I guess it won't hurt; I'm not sure whether we can fix it on our side without breaking the automation script. :/
Is core.autocrlf
enabled on the boxes used to prepare the Debian releases or somewhere in the automatic build chain? I'd discourage using it if you have a sensible editor (i.e. not Notepad on Windows), as it has always been more trouble than it is worth for me. Just leaving the sources as CRLF should work fine.
No, there is no core.autocrlf
anywhere (I didn't even know about it). The problem is that Git transparently removes CRLF, so the Git repo contains technically different sources than the release tarball. And that messes with git-buildpackage and dpkg when building packages.
Since the amount of files using CRLF is so incredibly small, I would guess fixing this once is much easier than (continuing to) apply workarounds.
FTR, this is reported as https://issues.dlang.org/show_bug.cgi?id=18027 to DMD now.
The problem is that Git transparently removes CRLF, so the Git repo contains technically different sources than the release tarball.
Which "Git" and where does the removing? To my knowledge, Git doesn't "transparently" mess with line endings, unless instructed to do so. core.autocrlf
is the setting that controls that. I don't think it is enabled by default.
the Git repo contains technically different sources than the release tarball
Which release tarball are you talking about? From your original post I got the impression that our source archives on the GitHub release page contain the mixed endings (correct), but they are normalized to LF somewhere on the Debian side (incorrect/problematic). But perhaps this was a misunderstanding?
FWIW, Debian's tools apparently enforce this setting: https://bugs.debian.org/cgi-bin/bugreport.cgi?bug=719363 This is highly annoying.

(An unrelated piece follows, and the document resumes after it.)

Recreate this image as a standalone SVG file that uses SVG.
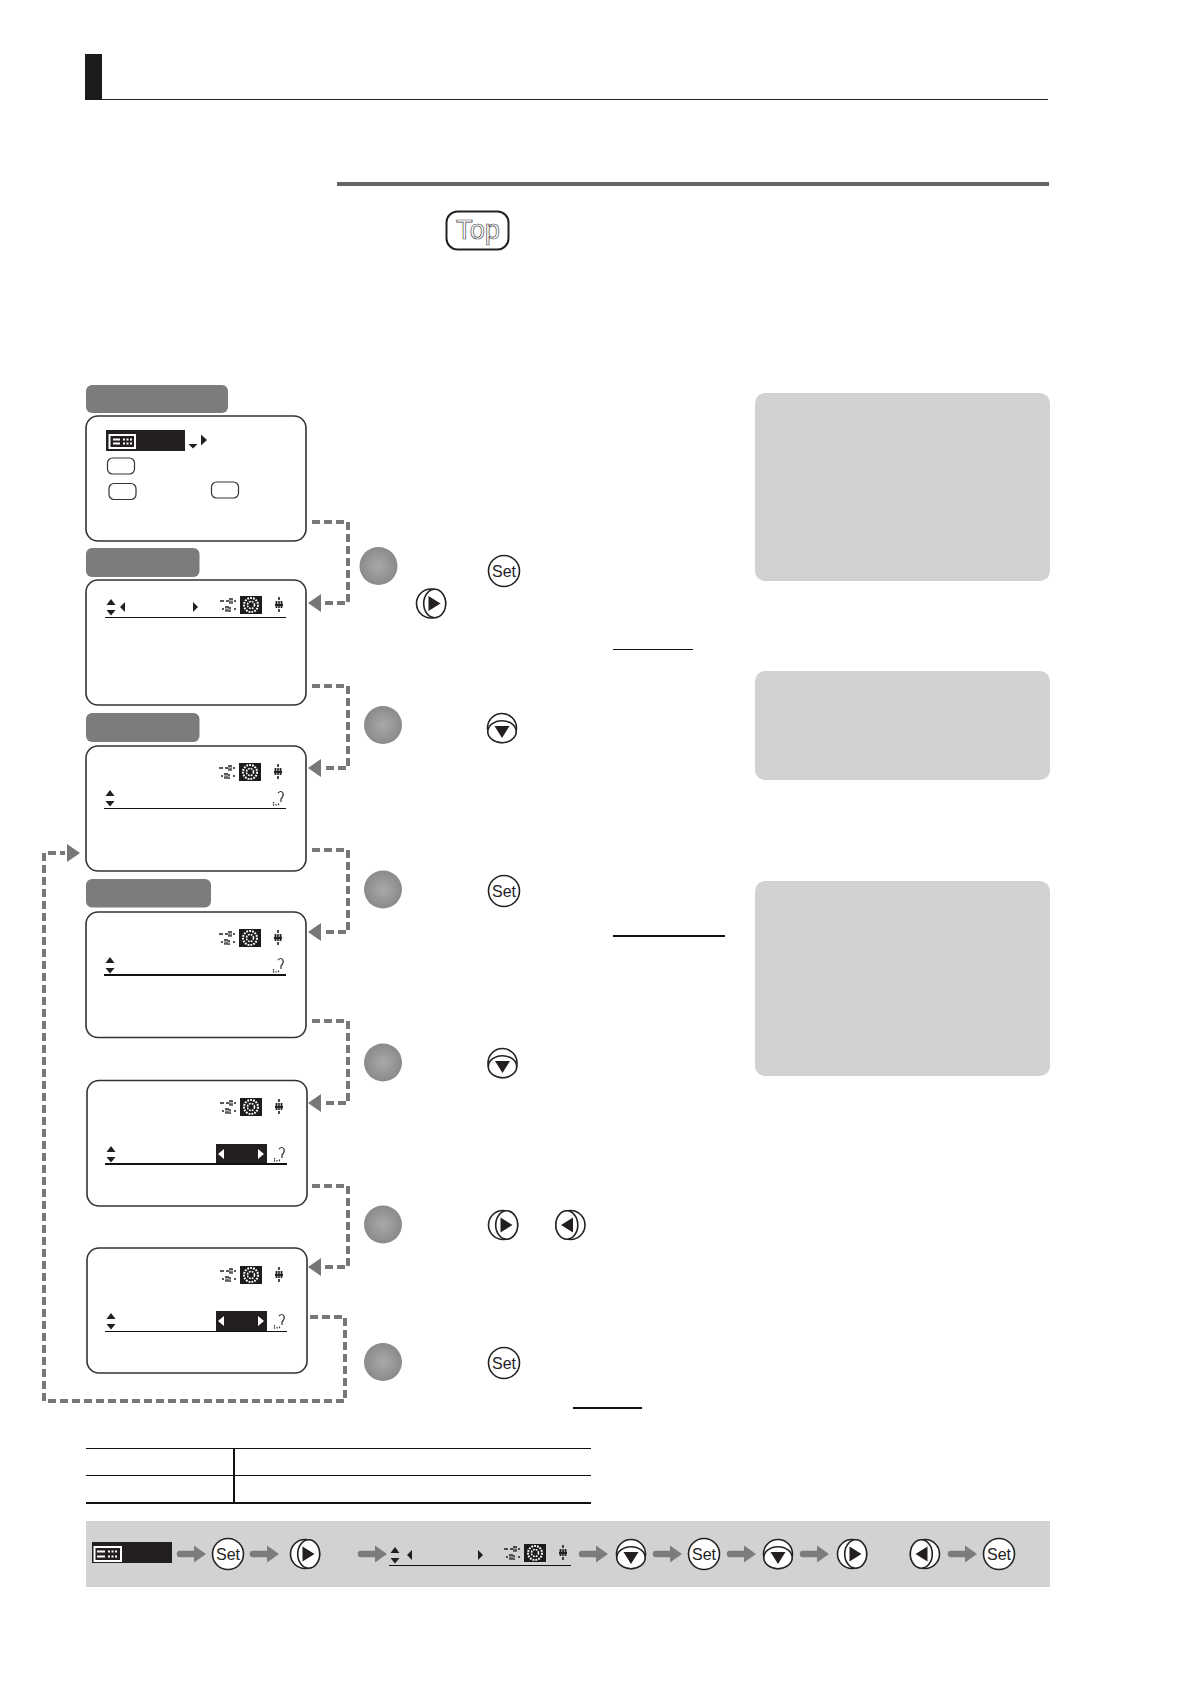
<svg xmlns="http://www.w3.org/2000/svg" xmlns:xlink="http://www.w3.org/1999/xlink" width="1191" height="1684" viewBox="0 0 1191 1684">
<style>
.lcd{fill:#fff;stroke:#333;stroke-width:1.6}
.tag{fill:#7c7c7c}
.panel{fill:#d2d2d2}
.conn{fill:none;stroke:#777;stroke-width:4;stroke-dasharray:8 4}
.step{fill:url(#stepFill)}
.btn{fill:#fff;stroke:#222;stroke-width:1.6}
.btxt{font-family:"Liberation Sans",Arial,sans-serif;font-size:17px;fill:#222;text-anchor:middle}
.key{fill:#fff;stroke:#333;stroke-width:1.2}
.rule{stroke:#111;fill:none}
.blk{fill:#231f20}
.harrow{fill:#7c7c7c}
</style>
<defs>
<radialGradient id="stepFill"><stop offset="0" stop-color="#a9a9a9"/><stop offset="1" stop-color="#8a8a8a"/></radialGradient>
<marker id="head" markerUnits="userSpaceOnUse" markerWidth="18" markerHeight="20" refX="0" refY="10" orient="auto"><path d="M2 1L15 10L2 19Z" fill="#777"/></marker>
<g id="ud"><path d="M-4.500 6L0 0L4.500 6Z" class="blk"/><path d="M-4.500 11L4.500 11L0 16.500Z" class="blk"/></g>
<g id="icons">
<path d="M0 5H4M6 5H9M14 5H16M2 13H4M14 13H16" stroke="#222" stroke-width="1.400" fill="none"/>
<path d="M10 2V8M12 2V8M6 10V16M8 10V16M10 11V16" stroke="#222" stroke-width="1.500" stroke-dasharray="2.500 .8" fill="none"/>
<rect x="20" width="22" height="18" fill="#1d1b1c"/>
<circle cx="31" cy="9" r="7" fill="none" stroke="#fff" stroke-width="2" stroke-dasharray="1.800 1.100"/>
<circle cx="31" cy="9" r="3.500" fill="none" stroke="#fff" stroke-width="1.600" stroke-dasharray="1.800 1"/>
<path d="M59 1V17" stroke="#222" stroke-width="1.600" stroke-dasharray="3 1" fill="none"/>
<path d="M56.500 5V12M61.500 5V12M55 9H63" stroke="#222" stroke-width="1.800" fill="none"/>
</g>
<g id="ask"><path d="M1 2Q4 -1 6 2Q7 5 4 8V11" stroke="#333" stroke-width="1.200" fill="none"/><path d="M-3.500 11V15M-1 13V15M1.500 12.500V15" stroke="#333" stroke-width="1.200" fill="none" stroke-dasharray="1.500 .8"/></g>
<g id="right"><circle r="14.500" class="btn"/><ellipse cx="3.700" rx="11" ry="14.200" class="btn"/><path d="M-2.500 -7.500L9.500 0L-2.500 7.500Z" class="blk"/></g>
<g id="left"><circle r="14.500" class="btn"/><ellipse cx="-3.700" rx="11" ry="14.200" class="btn"/><path d="M2.500 -7.500L-9.500 0L2.500 7.500Z" class="blk"/></g>
<g id="down"><circle r="14.500" class="btn"/><ellipse cy="3.700" rx="14.200" ry="11" class="btn"/><path d="M-7.500 -2L7.500 -2L0 10Z" class="blk"/></g>
<g id="garrow"><path d="M3 0H17" stroke="#7c7c7c" stroke-width="6.500" stroke-linecap="round"/><path d="M17 -8.500L29 0L17 8.500Z" class="harrow"/></g>
</defs>

<g id="header">
<rect x="85" y="54" width="17" height="46" fill="#1d1b1c"/>
<path d="M102 99.500H1048" stroke="#222" stroke-width="1"/>
</g>
<rect id="section-rule" x="337" y="182" width="712" height="4" fill="#666"/>

<g id="top-badge">
<rect x="446.500" y="211.500" width="62" height="38" rx="11" fill="#fff" stroke="#222" stroke-width="2"/>
<text x="456" y="239" font-family="'Liberation Sans',Arial,sans-serif" font-size="28" textLength="44" lengthAdjust="spacingAndGlyphs" fill="#fff" stroke="#444" stroke-width=".7">Top</text>
</g>

<rect id="panel-1" class="panel" x="755" y="393" width="295" height="188" rx="10"/>
<rect id="panel-2" class="panel" x="755" y="671" width="295" height="109" rx="10"/>
<rect id="panel-3" class="panel" x="755" y="881" width="295" height="195" rx="10"/>

<g id="connectors">
<path class="conn" d="M312 522H348V603H323" marker-end="url(#head)"/>
<path class="conn" d="M312 686H348V768H323" marker-end="url(#head)"/>
<path class="conn" d="M312 850H348V932H323" marker-end="url(#head)"/>
<path class="conn" d="M312 1021H348V1103H323" marker-end="url(#head)"/>
<path class="conn" d="M312 1186H348V1267H323" marker-end="url(#head)"/>
<path class="conn" d="M310 1317H345V1401H44V853H65" marker-end="url(#head)"/>
</g>

<g id="screen-1">
<rect class="tag" x="86" y="385" width="142" height="28" rx="6"/>
<rect class="lcd" x="86" y="416" width="220" height="125" rx="12"/>
<rect class="blk" x="106" y="430" width="79" height="21"/>
<rect x="108.500" y="434" width="27.500" height="15" fill="#fff"/>
<rect x="110.500" y="436" width="23.500" height="11" fill="#231f20"/>
<path d="M113 439.500H120M113 443.500H120" stroke="#fff" stroke-width="2"/>
<path d="M123 439.500H132M123 443.500H132" stroke="#fff" stroke-width="2" stroke-dasharray="2 1.500"/>
<path d="M188.500 444H197.500L193 448.500Z" class="blk"/>
<path d="M201 434.500L207 440L201 445.500Z" class="blk"/>
<rect class="key" x="107.500" y="458" width="27" height="16" rx="5"/>
<rect class="key" x="109" y="483.500" width="27" height="16" rx="5"/>
<rect class="key" x="211.500" y="482" width="27" height="16" rx="5"/>
</g>

<g id="screen-2">
<rect class="tag" x="86" y="548" width="113.500" height="29" rx="6"/>
<rect class="lcd" x="86" y="580" width="220" height="125" rx="12"/>
<use href="#ud" x="111" y="599"/>
<path d="M125 602V612L120 607Z" class="blk"/>
<path d="M193 602V612L198 607Z" class="blk"/>
<use href="#icons" x="220" y="596"/>
<path class="rule" d="M105 617.500H286" stroke-width="1"/>
</g>

<g id="screen-3">
<rect class="tag" x="86" y="713" width="113.500" height="29" rx="6"/>
<rect class="lcd" x="86" y="746" width="220" height="125" rx="12"/>
<use href="#icons" x="219" y="763"/>
<use href="#ud" x="110" y="790"/>
<use href="#ask" x="277" y="791"/>
<path class="rule" d="M104 808.500H286" stroke-width="1"/>
</g>

<g id="screen-4">
<rect class="tag" x="86" y="879" width="125" height="28.500" rx="6"/>
<rect class="lcd" x="86" y="912" width="220" height="125.500" rx="12"/>
<use href="#icons" x="219" y="929"/>
<use href="#ud" x="110" y="957"/>
<use href="#ask" x="277" y="958"/>
<path class="rule" d="M104 975H286" stroke-width="2"/>
</g>

<g id="screen-5">
<rect class="lcd" x="87" y="1080.500" width="220" height="125.500" rx="12"/>
<use href="#icons" x="220" y="1098"/>
<use href="#ud" x="111" y="1146"/>
<rect class="blk" x="216" y="1144" width="51" height="20"/>
<path d="M224 1149V1159L218 1154ZM258 1149V1159L264 1154Z" fill="#fff"/>
<use href="#ask" x="278" y="1147"/>
<path class="rule" d="M105 1164H287" stroke-width="2"/>
</g>

<g id="screen-6">
<rect class="lcd" x="87" y="1248" width="220" height="125" rx="12"/>
<use href="#icons" x="220" y="1266"/>
<use href="#ud" x="111" y="1313"/>
<rect class="blk" x="216" y="1311" width="51" height="20"/>
<path d="M224 1316V1326L218 1321ZM258 1316V1326L264 1321Z" fill="#fff"/>
<use href="#ask" x="278" y="1314"/>
<path class="rule" d="M105 1331.500H287" stroke-width="1"/>
</g>

<g id="step-1"><circle class="step" cx="378.500" cy="566" r="19"/>
<g><circle class="btn" cx="504" cy="571" r="15.500"/><text class="btxt" x="504" y="577" textLength="24" lengthAdjust="spacingAndGlyphs">Set</text></g>
<use href="#right" x="431" y="603.500"/></g>
<g id="step-2"><circle class="step" cx="383" cy="725" r="19"/><use href="#down" x="502" y="728"/></g>
<g id="step-3"><circle class="step" cx="383" cy="889.500" r="19"/>
<g><circle class="btn" cx="504" cy="891" r="15.500"/><text class="btxt" x="504" y="897" textLength="24" lengthAdjust="spacingAndGlyphs">Set</text></g></g>
<g id="step-4"><circle class="step" cx="383" cy="1062.500" r="19"/><use href="#down" x="502.500" y="1063"/></g>
<g id="step-5"><circle class="step" cx="383" cy="1224.500" r="19"/><use href="#right" x="503" y="1225"/><use href="#left" x="570.500" y="1225"/></g>
<g id="step-6"><circle class="step" cx="383" cy="1362" r="19"/>
<g><circle class="btn" cx="504" cy="1363" r="15.500"/><text class="btxt" x="504" y="1369" textLength="24" lengthAdjust="spacingAndGlyphs">Set</text></g></g>

<g id="underlines">
<path class="rule" d="M613 649.500H693" stroke-width="1"/>
<path class="rule" d="M613 936H725" stroke-width="2"/>
<path class="rule" d="M573 1408H642" stroke-width="2"/>
</g>

<g id="table">
<path class="rule" d="M86 1448.500H591M86 1475.500H591" stroke-width="1"/>
<path class="rule" d="M86 1503H591" stroke-width="2"/>
<path class="rule" d="M234 1448V1503" stroke-width="2"/>
</g>

<g id="summary-band">
<rect class="panel" x="86" y="1521" width="964" height="66"/>
<rect class="blk" x="92" y="1542" width="80" height="21"/>
<rect x="93.500" y="1546" width="28.500" height="16" fill="#fff"/>
<rect x="95.500" y="1548" width="24.500" height="12" fill="#231f20"/>
<path d="M97 1551.500H105M97 1556.500H105" stroke="#fff" stroke-width="2.200"/>
<path d="M108 1551.500H118M108 1556.500H118" stroke="#fff" stroke-width="2.200" stroke-dasharray="2 1.500"/>
<use href="#garrow" x="177" y="1554"/>
<g><circle class="btn" cx="228" cy="1554" r="15.500"/><text class="btxt" x="228" y="1560" textLength="24" lengthAdjust="spacingAndGlyphs">Set</text></g>
<use href="#garrow" x="250" y="1554"/>
<use href="#right" x="305" y="1554"/>
<use href="#garrow" x="358" y="1554"/>
<use href="#ud" x="395" y="1547"/>
<path d="M412 1550V1560L407 1555Z" class="blk"/>
<path d="M478 1550V1560L483 1555Z" class="blk"/>
<use href="#icons" x="504" y="1544"/>
<path class="rule" d="M389 1565.500H571" stroke-width="1"/>
<use href="#garrow" x="579" y="1554"/>
<use href="#down" x="631" y="1554"/>
<use href="#garrow" x="653" y="1554"/>
<g><circle class="btn" cx="704" cy="1554" r="15.500"/><text class="btxt" x="704" y="1560" textLength="24" lengthAdjust="spacingAndGlyphs">Set</text></g>
<use href="#garrow" x="727" y="1554"/>
<use href="#down" x="778" y="1554"/>
<use href="#garrow" x="800" y="1554"/>
<use href="#right" x="852" y="1554"/>
<use href="#left" x="925" y="1554"/>
<use href="#garrow" x="948" y="1554"/>
<g><circle class="btn" cx="999" cy="1554" r="15.500"/><text class="btxt" x="999" y="1560" textLength="24" lengthAdjust="spacingAndGlyphs">Set</text></g>
</g>
</svg>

Hi! This has been messing with the Debian packaging for a while now, which is why I repackaged the release tarball every single time when adding LDC to Debian, removing CRLF from files. Adding those files to Git will result in Git removing CRLF automatically, resulting in a diff between the original tarball and our packaging sources in Git, which causes problems.
Since Git doesn't accept these files, I wonder how they appear at all in the release tarballs, and it would be neat to get this resolved in future.